Might this be relevant? https://github.com/AUTOMATIC1111/stable-diffusion-webui/pull/4021
@R-N After playing around with that and experimenting with setting the initial latent, it seems like only PLMS and DDIM work with this method. I know very very little about the inner working of schedulers and stable diffusion in general, so unfortunately I think this will have to be done by someone else. I doubt I have time to learn enough about these things to make the necessary changes or suggestions.
To answer your specific question, the whole idea of latent perturbation is that, by subtly perturbing the initial latent, you subtly perturb the resulting image. But using the CFG denoiser callback to set the initial latent to a known state still results in completely random final images. Identical initial latents should result in identical output images, but this doesn't happen with any of the methods which call the CFG denoiser callback. So a different approach will probably need to be taken.
Is there an existing issue for this?
What would your feature do ?
A video outlining the requested feature can be found here (timestamp included.)
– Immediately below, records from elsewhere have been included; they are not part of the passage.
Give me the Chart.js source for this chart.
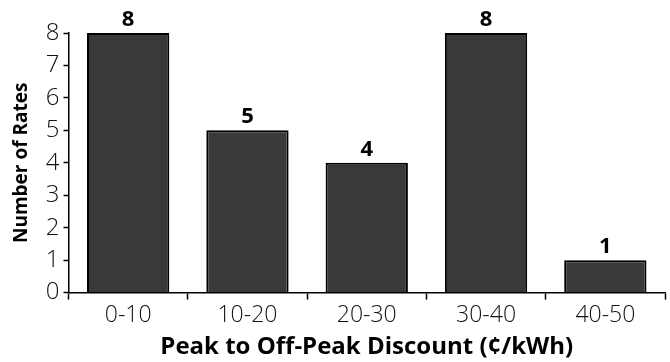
<!DOCTYPE html>
<html>
<head>
<meta charset="utf-8">
<script src="https://cdn.jsdelivr.net/npm/chart.js@4/dist/chart.umd.min.js"></script>
<style>
  html, body { margin: 0; padding: 0; background: #fff; }
  #wrap { width: 670px; height: 362px; }
</style>
</head>
<body>
<div id="wrap"><canvas id="grafica"></canvas></div>
<script>
// Datos
var categorias = ['0-10', '10-20', '20-30', '30-40', '40-50'];
var numeroTarifas = [8, 5, 4, 8, 1];
var ticksY = [0, 1, 2, 3, 4, 5, 6, 7, 8];

// Plugin sencillo para poner el valor encima de cada barra
var etiquetasBarras = {
    id: 'etiquetasBarras',
    afterDatasetsDraw: function (chart) {
        var ctx = chart.ctx;
        var meta = chart.getDatasetMeta(0);
        ctx.save();
        ctx.fillStyle = '#000';
        ctx.font = 'bold 22px "Open Sans"';
        ctx.textAlign = 'center';
        ctx.textBaseline = 'alphabetic';
        meta.data.forEach(function (bar, i) {
            ctx.fillText(String(numeroTarifas[i]), bar.x, bar.y - 7);
        });
        ctx.restore();
    }
};

var grafica = new Chart(document.getElementById('grafica'), {
    type: 'bar',
    data: {
        labels: categorias,
        datasets: [{
            data: numeroTarifas,
            backgroundColor: '#393939',
            borderColor: '#000',
            borderWidth: 2,
            barPercentage: 0.69,
            categoryPercentage: 1
        }]
    },
    options: {
        responsive: true,
        maintainAspectRatio: false,
        animation: false,
        layout: { padding: { top: 33, right: 5, left: 10, bottom: 0 } },
        plugins: {
            legend: { display: false },
            tooltip: { enabled: false }
        },
        scales: {
            x: {
                grid: {
                    offset: true,
                    drawOnChartArea: false,
                    color: '#000',
                    tickLength: 7,
                    tickWidth: 1.5
                },
                border: { color: '#000', width: 1.5 },
                ticks: {
                    color: '#111',
                    font: { family: 'Open Sans', size: 23, weight: '300' },
                    padding: 2
                },
                title: {
                    display: true,
                    text: 'Peak to Off-Peak Discount (¢/kWh)',
                    color: '#000',
                    font: { family: 'Open Sans', size: 24, weight: 'bold' },
                    padding: { top: 2, bottom: 0 }
                }
            },
            y: {
                min: 0,
                max: 8,
                afterBuildTicks: function (axis) {
                    axis.ticks = ticksY.map(function (v) { return { value: v }; });
                },
                grid: {
                    drawOnChartArea: false,
                    color: '#000',
                    tickLength: 5,
                    tickWidth: 1.5
                },
                border: { color: '#000', width: 1.5 },
                ticks: {
                    color: '#111',
                    font: { family: 'Open Sans', size: 24, weight: '300' },
                    padding: 4
                },
                title: {
                    display: true,
                    text: 'Number of Rates',
                    color: '#000',
                    font: { family: 'Open Sans', size: 19, weight: 'bold' },
                    padding: { top: 0, bottom: 9 }
                }
            }
        }
    },
    plugins: [etiquetasBarras]
});
</script>
</body>
</html>
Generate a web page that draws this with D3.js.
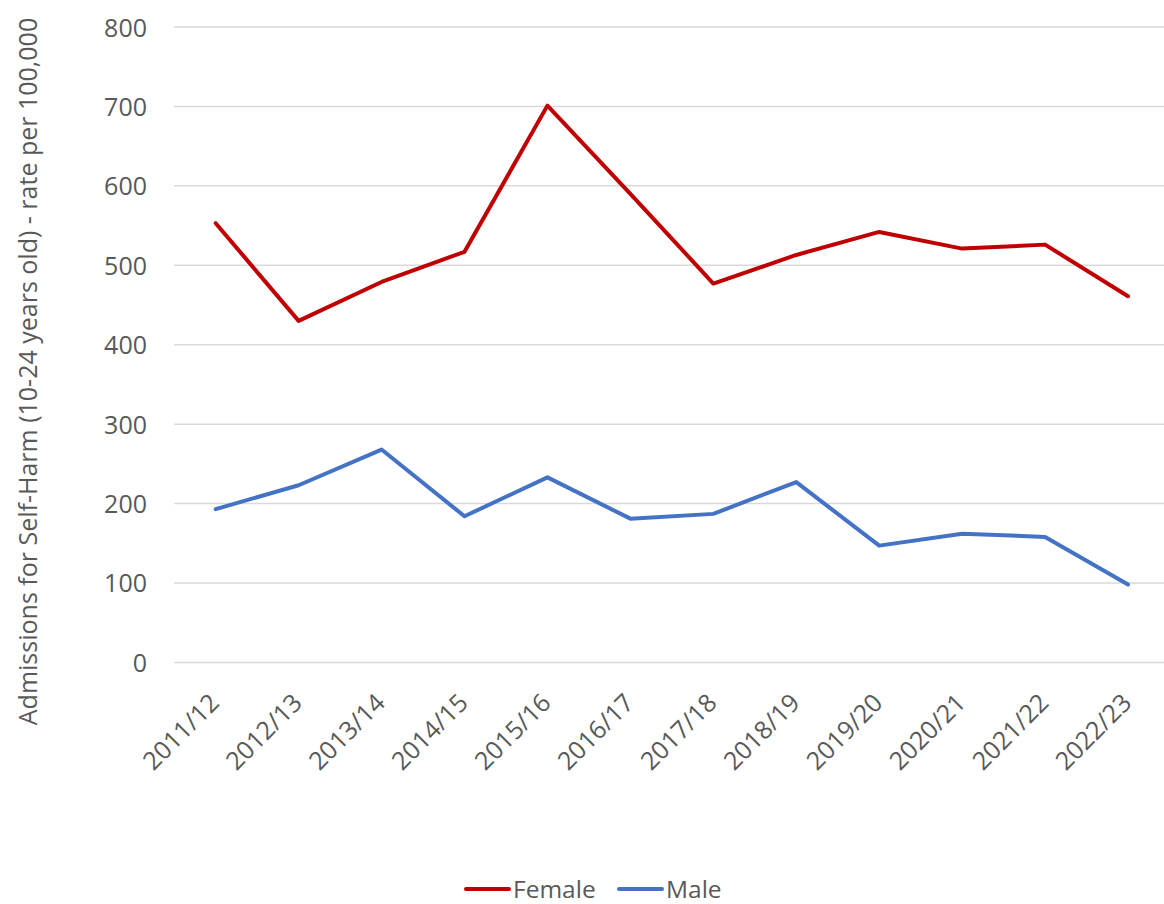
<!DOCTYPE html>
<html>
<head>
<meta charset="utf-8">
<script src="https://cdn.jsdelivr.net/npm/d3@7"></script>
<style>
  html, body { margin: 0; padding: 0; background: #fff; }
  svg { display: block; }
  text { font-family: "Open Sans", "DejaVu Sans", sans-serif; fill: #595959; }
</style>
</head>
<body>
<svg id="chart" width="1164" height="904"></svg>
<script>
// Financial years on the x axis
const years = ["2011/12", "2012/13", "2013/14", "2014/15", "2015/16", "2016/17",
               "2017/18", "2018/19", "2019/20", "2020/21", "2021/22", "2022/23"];

// Admissions per 100,000 (ages 10-24)
const female = [553, 430, 479, 517, 701, 590, 477, 513, 542, 521, 526, 461];
const male   = [193, 223, 268, 184, 233, 181, 187, 227, 147, 162, 158, 98];

const yTicks = [0, 100, 200, 300, 400, 500, 600, 700, 800];

const seriesNames = ["Female", "Male"];
const seriesColors = ["#C00000", "#4472C4"];

const yTitle = "Admissions for Self-Harm (10-24 years old) - rate per 100,000";

const svg = d3.select("#chart");

const plot = { left: 174.2, right: 1169.5, top: 27, bottom: 662.4 };

const x = d3.scaleBand().domain(years).range([plot.left, plot.right]);
const y = d3.scaleLinear().domain([0, 800]).range([plot.bottom, plot.top]);
const cx = d => x(d) + x.bandwidth() / 2;

// Horizontal gridlines
svg.append("g")
  .selectAll("line")
  .data(yTicks)
  .join("line")
  .attr("x1", plot.left)
  .attr("x2", plot.right)
  .attr("y1", d => y(d))
  .attr("y2", d => y(d))
  .attr("stroke", "#D9D9D9")
  .attr("stroke-width", 1.5);

// Y axis tick labels
const yAxis = d3.axisLeft(y).tickValues(yTicks).tickSize(0).tickPadding(0);
const gy = svg.append("g")
  .attr("transform", `translate(147,0)`)
  .call(yAxis);
gy.select(".domain").remove();
gy.selectAll("text")
  .attr("font-family", "Open Sans")
  .attr("font-size", 25)
  .attr("fill", "#595959")
  .attr("dy", "0.36em");

// X axis tick labels, rotated
svg.append("g")
  .selectAll("text")
  .data(years)
  .join("text")
  .attr("text-anchor", "end")
  .attr("font-size", 25)
  .attr("transform", d => `translate(${cx(d) + 5},${plot.bottom + 42}) rotate(-45)`)
  .text(d => d);

// Series lines
const line = d3.line()
  .x((d, i) => cx(years[i]))
  .y(d => y(d));

[female, male].forEach((vals, k) => {
  svg.append("path")
    .datum(vals)
    .attr("fill", "none")
    .attr("stroke", seriesColors[k])
    .attr("stroke-width", 4)
    .attr("stroke-linejoin", "round")
    .attr("stroke-linecap", "round")
    .attr("d", line);
});

// Y axis title
const title = svg.append("text")
  .attr("text-anchor", "middle")
  .attr("font-size", 25)
  .attr("transform", "translate(37,371.5) rotate(-90)")
  .text(yTitle);
const tl = title.node().getComputedTextLength();
if (tl > 723) {
  title.attr("textLength", 723).attr("lengthAdjust", "spacingAndGlyphs");
}

// Legend
const legend = svg.append("g");
const legendX = [466, 619];
seriesNames.forEach((name, k) => {
  const g = legend.append("g").attr("transform", `translate(${legendX[k]},889)`);
  g.append("line")
    .attr("x1", 0).attr("x2", 43)
    .attr("y1", 0).attr("y2", 0)
    .attr("stroke", seriesColors[k])
    .attr("stroke-width", 4)
    .attr("stroke-linecap", "round");
  g.append("text")
    .attr("x", 47)
    .attr("y", 0)
    .attr("dy", "0.36em")
    .attr("font-size", 24.5)
    .text(name);
});
</script>
</body>
</html>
This is somewhat related to these two issues:
2163
3745
In essence, latent perturbation would provide more fine-grained control of image variations than the current implementation of variations, and it would allow for recursive variations (at the expense of saving parameters in PNG metadata.) This is done by taking the initial latent given to the scheduler, perturbing it according to some scale factor, and running the perturbed latent through the scheduler. This produces a variation of the image generated by the original latent, where the difference between the images is determined by the scale factor.
Providing latent perturbation allows for something similar to a binary search through image space. Essentially, you could start with an image that's "good enough." Take its initial latent, generate a few perturbed variations at a relatively high scale factor, and run those. If you like one of the results, you can take that image's initial latent, perturb it by a smaller scale factor, and generate a new batch of slightly less varied images. Repeat this process until you've found the perfect image.
As mentioned, the downside of this is that embedding these steps in PNG metadata is unfeasible. Personally, this is a tradeoff I'm okay with, but I realize this might be a point of contention.
Proposed workflow
Additional information
Obviously this is a relatively big ask. I've looked through the code, and the way that initial latents are currently generated doesn't lend itself well to this. Not to mention the work required to do the workflow and UI changes. Personally, I would be more than happy with a relatively simple change that would allow me to achieve this functionality with a script. Regardless, this is one of the most useful ways I used stable diffusion prior to using the web ui. It'd be amazing to have both the web ui and latent perturbations.